Not neccessary for drills.

I had a Yellow & black device once Worx or somesuch.

I stalled it "sort of"

One's wrist forms a perfect albeit painful mechanical fuse :-(

I suppose right handed people have a slight advantage, but drilling with the left hand on the grip ansures that the drill isn't pulled away, it's pushed into your hand.

AB

Reply to
Archibald Tarquin Blenkinsopp

I'm not talking about little cordless drills, I mean mains powered tools of around a kilowatt. Even if they're cheap, surely these sensors are a fraction of the price of the whole tool, and you'd get so many less warranty returns.

Reply to
James Wilkinson Sword

Do you think you could handle a corded Hilti?

Reply to
Al Borland

Show me an example. I don't see why anyone (even a woman) couldn't use any power tool.

Reply to
James Wilkinson Sword

If you have the time and around £60-00, you could buy an overload and JB to keep it in. I think a standard 3 phase overload will work without a contactor and there is some adjustment for FLC.

It would want two of the channels wiring in series for single phase though.

Thermal fuses are fast acting and cheap, a none rewireable from ebay cost me around a pound for 20, they are good although you would have to dsimantle the tool to see if it could be placed in proximity to the field coils.

AB

Reply to
Archibald Tarquin Blenkinsopp

Drills aren't so bad. It's more things like saws that can get jammed. And if you don't turn them off within a quarter of a second, the motor dies.

Reply to
James Wilkinson Sword

Whatsa coil?

Reply to
Colonel Edmund J. Burke

Most motors that are to be used unattended do have thermal overloads in them. I guess hand tool manufacturers assume you will stop before you burn up the tool

Reply to
gfretwell

I did that with a hedge trimmer once.

Reply to
James Wilkinson Sword

But what if you're just slightly overloading it? The motor can't tell you it's working too hard.

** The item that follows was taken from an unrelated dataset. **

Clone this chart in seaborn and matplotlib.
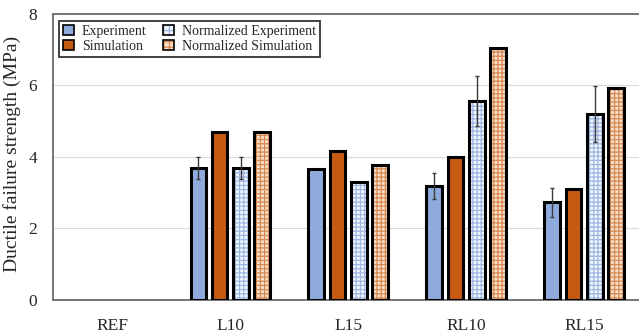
import numpy as np
import pandas as pd
import matplotlib
matplotlib.use("Agg")
import matplotlib.pyplot as plt
from matplotlib.patches import Patch, Rectangle
from matplotlib.legend_handler import HandlerTuple
import seaborn as sns

# ---- data -------------------------------------------------------------
categories = ["REF", "L10", "L15", "RL10", "RL15"]
series = ["Experiment", "Simulation", "Normalized Experiment", "Normalized Simulation"]

experiment = [np.nan, 3.68, 3.66, 3.19, 2.73]
simulation = [np.nan, 4.68, 4.17, 4.00, 3.11]
normalized_experiment = [np.nan, 3.68, 3.30, 5.56, 5.20]
normalized_simulation = [np.nan, 4.68, 3.77, 7.03, 5.91]

experiment_err = [np.nan, 0.31, np.nan, 0.37, 0.41]
normalized_experiment_err = [np.nan, 0.31, np.nan, 0.69, 0.78]

y_ticks = [0, 2, 4, 6, 8]
y_label = "Ductile failure strength (MPa)"

# ---- styling ----------------------------------------------------------
face_colors = {
    "Experiment": "#8FAADC",
    "Simulation": "#C55A11",
    "Normalized Experiment": "#F3F6FC",
    "Normalized Simulation": "#F5DFCB",
}
hatch_colors = {
    "Normalized Experiment": "#9DB6E2",
    "Normalized Simulation": "#D98A52",
}
HATCH = "++++"
EDGE_LW = 2.2
FRAME_COLOR = "#6B6B6B"

sns.set_style("white")
plt.rcParams["font.family"] = ["Liberation Serif", "DejaVu Serif"]
plt.rcParams["hatch.linewidth"] = 0.9

values = {
    "Experiment": experiment,
    "Simulation": simulation,
    "Normalized Experiment": normalized_experiment,
    "Normalized Simulation": normalized_simulation,
}
errors = {
    "Experiment": experiment_err,
    "Normalized Experiment": normalized_experiment_err,
}

rows = []
for s in series:
    for c, v in zip(categories, values[s]):
        rows.append({"group": c, "series": s, "strength": v})
df = pd.DataFrame(rows).dropna()

fig = plt.figure(figsize=(6.39, 3.35), dpi=100)
ax = fig.add_axes([0.0834, 0.1045, 0.923, 0.855])

sns.barplot(
    data=df, x="group", y="strength", hue="series",
    order=categories, hue_order=series,
    palette=face_colors, saturation=1,
    width=0.72, gap=0.26, dodge=True,
    edgecolor="black", linewidth=EDGE_LW,
    errorbar=None, legend=False, ax=ax, zorder=3,
)

# plaid fill for the normalized series, then error bars on the experiment series
for s, container in zip(series, ax.containers):
    for p in container.patches:
        h = p.get_height()
        if not np.isfinite(h):
            continue
        if s in hatch_colors:
            p.set_facecolor(face_colors[s])
            p.set_edgecolor(hatch_colors[s])
            p.set_hatch(HATCH)
            p.set_linewidth(0)
            ax.add_patch(Rectangle(p.get_xy(), p.get_width(), h, fill=False,
                                   edgecolor="black", linewidth=EDGE_LW,
                                   zorder=p.get_zorder() + 0.1))
        if s in errors:
            cx = p.get_x() + p.get_width() / 2
            idx = int(round(cx))
            err = errors[s][idx]
            if np.isfinite(err):
                ax.errorbar(cx, h, yerr=err, fmt="none", ecolor="#3A3A3A",
                            elinewidth=1.0, capsize=1.6, capthick=1.0, zorder=5)

ax.set_xlim(-0.5, len(categories) - 0.5)
ax.set_ylim(0, 8)
ax.set_yticks(y_ticks)
ax.set_xlabel("")
ax.set_ylabel(y_label, fontsize=14, color="#262626")
ax.yaxis.set_label_coords(-0.055, 0.51)

ax.tick_params(axis="both", length=0, labelsize=12.5, colors="#262626")
ax.tick_params(axis="y", pad=11.5)
ax.tick_params(axis="x", pad=13)

ax.grid(axis="y", color="#D9D9D9", linewidth=0.8, zorder=0)
ax.set_axisbelow(True)
for side, sp in ax.spines.items():
    sp.set_visible(True)
    sp.set_color(FRAME_COLOR)
    sp.set_linewidth(1.3)

# legend with outlined swatches
handles = []
for s in series:
    if s in hatch_colors:
        fill = Patch(facecolor=face_colors[s], edgecolor=hatch_colors[s],
                     hatch="+++", linewidth=0)
        outline = Patch(fill=False, edgecolor="black", linewidth=1.2)
        handles.append((fill, outline))
    else:
        handles.append(Patch(facecolor=face_colors[s], edgecolor="black",
                             linewidth=1.2))

leg = ax.legend(
    handles, series, ncol=2, loc="upper left",
    bbox_to_anchor=(0.0097, 0.975), borderaxespad=0,
    fontsize=10, frameon=True, fancybox=False,
    handlelength=0.75, handleheight=0.75, handletextpad=0.6,
    columnspacing=1.2, labelspacing=0.12, borderpad=0.3,
    handler_map={tuple: HandlerTuple(ndivide=1, pad=0)},
)
leg.get_frame().set_edgecolor("black")
leg.get_frame().set_linewidth(1.3)
leg.set_zorder(10)

fig.savefig("out.png", dpi=100)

Anyway, if the blade jams, even if you react in a third of a second (the average human reaction speed), you've put intense stress on the motor coils. They can draw many times more current when not moving.

Reply to
James Wilkinson Sword

P.S. one of my cats looks like she's having an orgasm rolling around in freshly cut concrete dust. That's gonna take her a while to clean out of her fur....

Reply to
Jimmy Wilkinson Knife

P.S. one of my cats looks like she's having an orgasm rolling around in freshly cut concrete dust. That's gonna take her a while to clean out of her fur....

Reply to
Jimmy Wilkinson Knife

The only observation I made was the trimmer stopped running. Of course I had a proper 3A fuse in the plug, not the 13A standard everyone seems to use. And no I don't have any form of circuit breaker, earth leakage or otherwise.

Reply to
Jimmy Wilkinson Knife

Dullest knife in the drawer thinks all power tools are the same - no need to spend a few more quid on "quality" - it's all marketing BS.

He's a cheapscate scotsman who needs something to cry about so only buys junk.

Reply to
Clare Snyder

The point is even on cheap power tools, the cost of a bit of electronics would be nothing compared with the whole tool.

And expensive tools like Bosch also don't have limiters.

Reply to
Jimmy Wilkinson Knife

Most line operated small motors are "impedence protected" - spec says nothing over 150c after running locked rotor for 15 days straight. Impossible to burn those motors out.

Most hand tools have a duty cycle. Excede the duty cycle at your peril. The good ones protect themselves. The cheaper ones let out all the magic smoke.

Reply to
Clare Snyder

North american stuff doesn't have fused plugs. We fuse the feed circuit.